AGI - L’arrivée en force de l’Egypte en Somalie, dans le cadre du renforcement de la coopération militaire entre les deux Pays, attise les tensions en cours depuis des mois entre Mogadiscio et l’Ethiopie. A l’origine de cette crise diplomatique et politique, l’accord maritime passé en janvier entre Addis-Abeba et la région séparatiste somalienne du Somaliland, en lutte pour une reconnaissance internationale contestée par la Somalie. Véritable “convive de pierre” de la crise somalo-éthiopienne, l’Egypte a récemment concordé avec le président somalien Hassan Cheikh Mohamud l’envoi en Somalie de 10 mille militaires : la moitié seront intégrés à la Mission de soutien et de stabilisation de l'Union africaine en Somalie (Aussom) - qui, à partir du 1er janvier 2025, prendra le relais de la Mission de transition de l'Union africaine en Somalie (Atmis) - tandis que les 5.000 autres seront déployés au niveau bilatéral.
La réponse éthiopienne ne s’est pas fait attendre. Suite à l’arrivée à Mogadiscio des premiers soldats égyptiens (qui seront déployés dans les États régionaux de Hirshabelle, du Sud-Ouest et de Galmudug), le 27 août, Addis-Abeba a d’abord déployé ses véhicules blindés et des centaines d'hommes à la frontière avec la Somalie, puis saisi les aéroports stratégiques de la région somalienne de Ghedo - notamment ceux de Luq, Dolow et Bardere - dans le but d'empêcher un éventuel pont aérien de troupes égyptiennes vers la région. Les aéroports constituent les seuls points d'accès aux villes de la région de Ghedo, les principales artères routières étant contrôlées par le groupe jihadiste Al-Chabab.
En même temps, le chef des Forces de défense nationale éthiopiennes (Endf), Birhanu Jula, a réitéré que l'Éthiopie est prête à défendre son intégrité territoriale et sa souveraineté “contre toute violation de forces extérieures” qui pourraient la menacer, accusant la Somalie voisine de “complicité” avec des forces visant à “déstabiliser la région”. Jula a mis en garde Addis-Abeba contre des “ennemis historiques” (avec une référence claire à l'Égypte) qui visent à entraver le développement de l'Éthiopie, avec le soutien de “ mercenaires et traîtres internes”. L’Ethiopie et l’Egytpe s’opposent d’ailleurs depuis longtemps, sur un tout autre plan, au sujet du Grand barrage de la Renaissance éthiopienne (Gerd), maxi infrastructure en construction sur le Nil que Le Caire considère comme une menace pour son approvisionnement en eau.

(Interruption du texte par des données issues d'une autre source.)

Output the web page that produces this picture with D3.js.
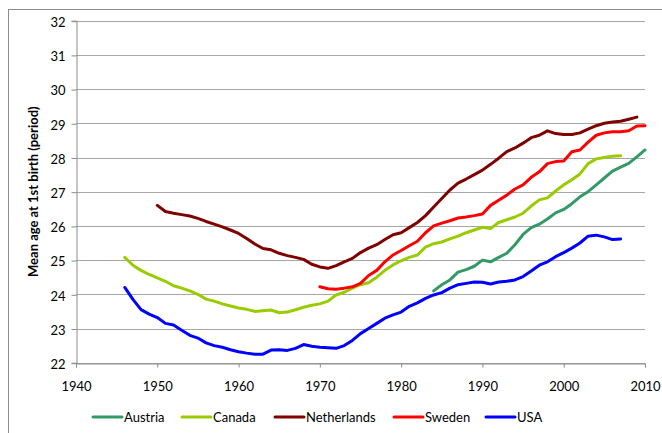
<!DOCTYPE html>
<html>
<head>
<meta charset="utf-8">
<script src="https://cdn.jsdelivr.net/npm/d3@7"></script>
<style>
    body { margin: 0; background: #fff; }
    svg { font-family: Lato, "Liberation Sans", sans-serif; }
</style>
</head>
<body>
<div id="vis-holder"></div>
<script>
// Mean age at first birth
const austriaYears = d3.range(1984, 2011);
const austria = [24.1, 24.28, 24.42, 24.65, 24.72, 24.82, 25.0, 24.95, 25.08, 25.2,
    25.45, 25.75, 25.95, 26.05, 26.2, 26.38, 26.48, 26.65, 26.85, 27.0,
    27.2, 27.4, 27.6, 27.72, 27.83, 28.02, 28.22];

const canadaYears = d3.range(1946, 2008);
const canada = [25.08, 24.85, 24.7, 24.58, 24.48, 24.38, 24.25, 24.18, 24.1, 24.0,
    23.86, 23.8, 23.72, 23.66, 23.6, 23.56, 23.5, 23.52, 23.54, 23.46,
    23.48, 23.55, 23.62, 23.68, 23.72, 23.8, 23.98, 24.06, 24.18, 24.28,
    24.34, 24.5, 24.7, 24.86, 24.98, 25.08, 25.15, 25.38, 25.48, 25.53,
    25.62, 25.7, 25.8, 25.88, 25.96, 25.92, 26.1, 26.18, 26.26, 26.37,
    26.58, 26.76, 26.82, 27.02, 27.2, 27.35, 27.52, 27.82, 27.96, 28.0,
    28.04, 28.05];

const netherlandsYears = d3.range(1950, 2010);
const netherlands = [26.6, 26.42, 26.37, 26.33, 26.29, 26.22, 26.13, 26.05, 25.97, 25.88,
    25.78, 25.63, 25.47, 25.34, 25.3, 25.2, 25.13, 25.08, 25.02, 24.88,
    24.8, 24.76, 24.84, 24.95, 25.05, 25.22, 25.35, 25.45, 25.6, 25.74,
    25.8, 25.95, 26.1, 26.3, 26.55, 26.8, 27.05, 27.25, 27.37, 27.5,
    27.63, 27.8, 27.98, 28.17, 28.28, 28.42, 28.58, 28.65, 28.78, 28.7,
    28.67, 28.67, 28.72, 28.83, 28.93, 29.0, 29.04, 29.06, 29.12, 29.18];

const swedenYears = d3.range(1970, 2011);
const sweden = [24.22, 24.16, 24.15, 24.18, 24.22, 24.32, 24.55, 24.7, 24.95, 25.15,
    25.28, 25.42, 25.55, 25.8, 26.0, 26.08, 26.15, 26.23, 26.26, 26.3,
    26.35, 26.6, 26.75, 26.9, 27.08, 27.2, 27.42, 27.58, 27.82, 27.88,
    27.9, 28.17, 28.22, 28.45, 28.65, 28.72, 28.75, 28.75, 28.78, 28.92,
    28.93];

const usaYears = d3.range(1946, 2008);
const usa = [24.2, 23.85, 23.55, 23.42, 23.32, 23.15, 23.1, 22.95, 22.8, 22.72,
    22.58, 22.5, 22.45, 22.38, 22.32, 22.28, 22.25, 22.25, 22.37, 22.38,
    22.36, 22.42, 22.53, 22.48, 22.45, 22.44, 22.42, 22.5, 22.65, 22.85,
    23.0, 23.15, 23.3, 23.4, 23.48, 23.65, 23.75, 23.88, 23.98, 24.05,
    24.18, 24.28, 24.32, 24.36, 24.35, 24.3, 24.36, 24.38, 24.42, 24.52,
    24.68, 24.85, 24.95, 25.1, 25.22, 25.35, 25.5, 25.7, 25.73, 25.68,
    25.6, 25.62];

const seriesNames = ["Austria", "Canada", "Netherlands", "Sweden", "USA"];
const seriesColors = ["#339966", "#99cc00", "#800000", "#ff0000", "#0000ff"];
const xTicks = [1940, 1950, 1960, 1970, 1980, 1990, 2000, 2010];
const yTicks = [22, 23, 24, 25, 26, 27, 28, 29, 30, 31, 32];

const series = [
    { name: "Austria", years: austriaYears, values: austria },
    { name: "Canada", years: canadaYears, values: canada },
    { name: "Netherlands", years: netherlandsYears, values: netherlands },
    { name: "Sweden", years: swedenYears, values: sweden },
    { name: "USA", years: usaYears, values: usa }
];

const width = 662, height = 433;
const margin = { top: 20.7, right: 17, bottom: 70.3, left: 76 };

const svg = d3.select("#vis-holder")
    .append("svg")
    .attr("width", width)
    .attr("height", height);

// chart frame (only top and left edges are visible in the original)
svg.append("rect")
    .attr("x", 8.5).attr("y", 9.5)
    .attr("width", width + 20).attr("height", height + 20)
    .attr("fill", "none")
    .attr("stroke", "#8c8c8c")
    .attr("stroke-width", 1);

const x = d3.scaleLinear()
    .domain([1940, 2010])
    .range([margin.left, width - margin.right]);
const y = d3.scaleLinear()
    .domain([22, 32])
    .range([height - margin.bottom, margin.top]);

// gridlines
svg.append("g")
    .selectAll("line")
    .data(yTicks)
    .enter().append("line")
    .attr("x1", x(1940)).attr("x2", x(2010))
    .attr("y1", d => Math.round(y(d)) + 0.5)
    .attr("y2", d => Math.round(y(d)) + 0.5)
    .attr("stroke", "#a6a6a6")
    .attr("stroke-width", 1);

// y axis
const yAxis = svg.append("g")
    .attr("transform", "translate(" + (x(1940) + 0.5) + ",0)")
    .call(d3.axisLeft(y).tickValues(yTicks).tickSize(5).tickPadding(6).tickFormat(d3.format("d")));

// x axis
const xAxis = svg.append("g")
    .attr("transform", "translate(0," + (Math.round(y(22)) + 0.5) + ")")
    .call(d3.axisBottom(x).tickValues(xTicks).tickSize(4).tickPadding(14).tickFormat(d3.format("d")));

[xAxis, yAxis].forEach(function (a) {
    a.select(".domain").attr("stroke", "#8c8c8c");
    a.selectAll(".tick line").attr("stroke", "#8c8c8c");
    a.selectAll("text")
        .attr("font-size", 13)
        .attr("fill", "#000")
        .style("font-family", "Lato, sans-serif");
});
yAxis.selectAll(".tick line")
    .attr("y1", 0.5).attr("y2", 0.5);
yAxis.selectAll(".tick text")
    .attr("dy", "0.45em");

// y axis title
svg.append("text")
    .attr("transform", "translate(38," + ((y(22) + y(32)) / 2) + ") rotate(-90)")
    .attr("text-anchor", "middle")
    .attr("font-size", 13)
    .attr("font-weight", "bold")
    .text("Mean age at 1st birth (period)");

const line = d3.line()
    .x(d => x(d[0]))
    .y(d => y(d[1]))
    .curve(d3.curveLinear);

svg.append("g")
    .selectAll("path")
    .data(series)
    .enter().append("path")
    .attr("d", d => line(d.years.map((yr, i) => [yr, d.values[i]])))
    .attr("fill", "none")
    .attr("stroke", (d, i) => seriesColors[i])
    .attr("stroke-width", 3)
    .attr("stroke-linejoin", "round")
    .attr("stroke-linecap", "round");

// legend
const legendX = [93, 182, 275, 394, 486];
const legend = svg.append("g")
    .selectAll("g")
    .data(seriesNames)
    .enter().append("g")
    .attr("transform", (d, i) => "translate(" + legendX[i] + ",417)");

legend.append("line")
    .attr("x1", 0).attr("x2", 29)
    .attr("y1", 0).attr("y2", 0)
    .attr("stroke", (d, i) => seriesColors[i])
    .attr("stroke-width", 3)
    .attr("stroke-linecap", "round");

legend.append("text")
    .attr("x", 31)
    .attr("y", 0)
    .attr("dy", "0.35em")
    .attr("font-size", 13)
    .text(d => d);
</script>
</body>
</html>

Le Premier ministre somalien Hamza Abdi Barre a tenté aujourd’hui de désamorcer les tensions, soulignant que si la Somalie a le droit d'accueillir des troupes égyptiennes pour l'assister dans ses besoins de sécurité, cela aux yeux de Mogadiscio ne constitue pas une intention agressive contre l’Éthiopie. Barre a toutefois exprimé de sévères critiques à l'égard d'Addis-Abeba, accusant le gouvernement éthiopien de violer la souveraineté somalienne, arguant que des actions comme le mémorandum souscrit avec le Somaliland violent le droit international et portent atteinte à l'intégrité territoriale de la Somalie. Toute assistance militaire extérieure, y compris les déploiements potentiels de forces égyptiennes, a toutefois pour Barre “un objectif purement défensif” et ne doit pas être considérée comme un prélude à des opérations offensives.
Le gel diplomatique existant entre les deux pays de la région orientale est apparu évident à l'occasion du Forum sur la coopération sino-africaine (Focac) de Pékin, lorsque le président somalien a refusé de rencontrer le premier ministre éthiopien, Abiy Ahmed. Selon les sources de “Garowe online”, la médiation de l'ancien président nigérian Olusegun Obasanjo, actuel haut représentant de l'Union africaine pour la Corne de l'Afrique, n’aurait servi à rien, tout comme auparavant celle tentée - également sans succès - par le président kenyan William Ruto.
Le rapprochement entre l'Égypte et la Somalie a été favorisé également par le dégel des relations entre Le Caire et la Turquie, un allié historique de Mogadiscio. Au cours de sa récente visite à Ankara (la première depuis 2014), le président égyptien Abdel Fattah al Sisi a indiqué sans équivoque la proximité retrouvée entre les deux pays après les années de gel vécues depuis 2013 en raison de positions divergentes sur l'Islam politique, mais aussi sur les questions géopolitiques régionales. En 2021, le dégel entre le Qatar – principale référence des Frères musulmans – et le bloc des pays du Golfe formé par l'Arabie saoudite, les Émirats arabes unis et Bahreïn, avec l'Égypte, a en effet ouvert de nouvelles chances aux relations entre Le Caire et Ankara.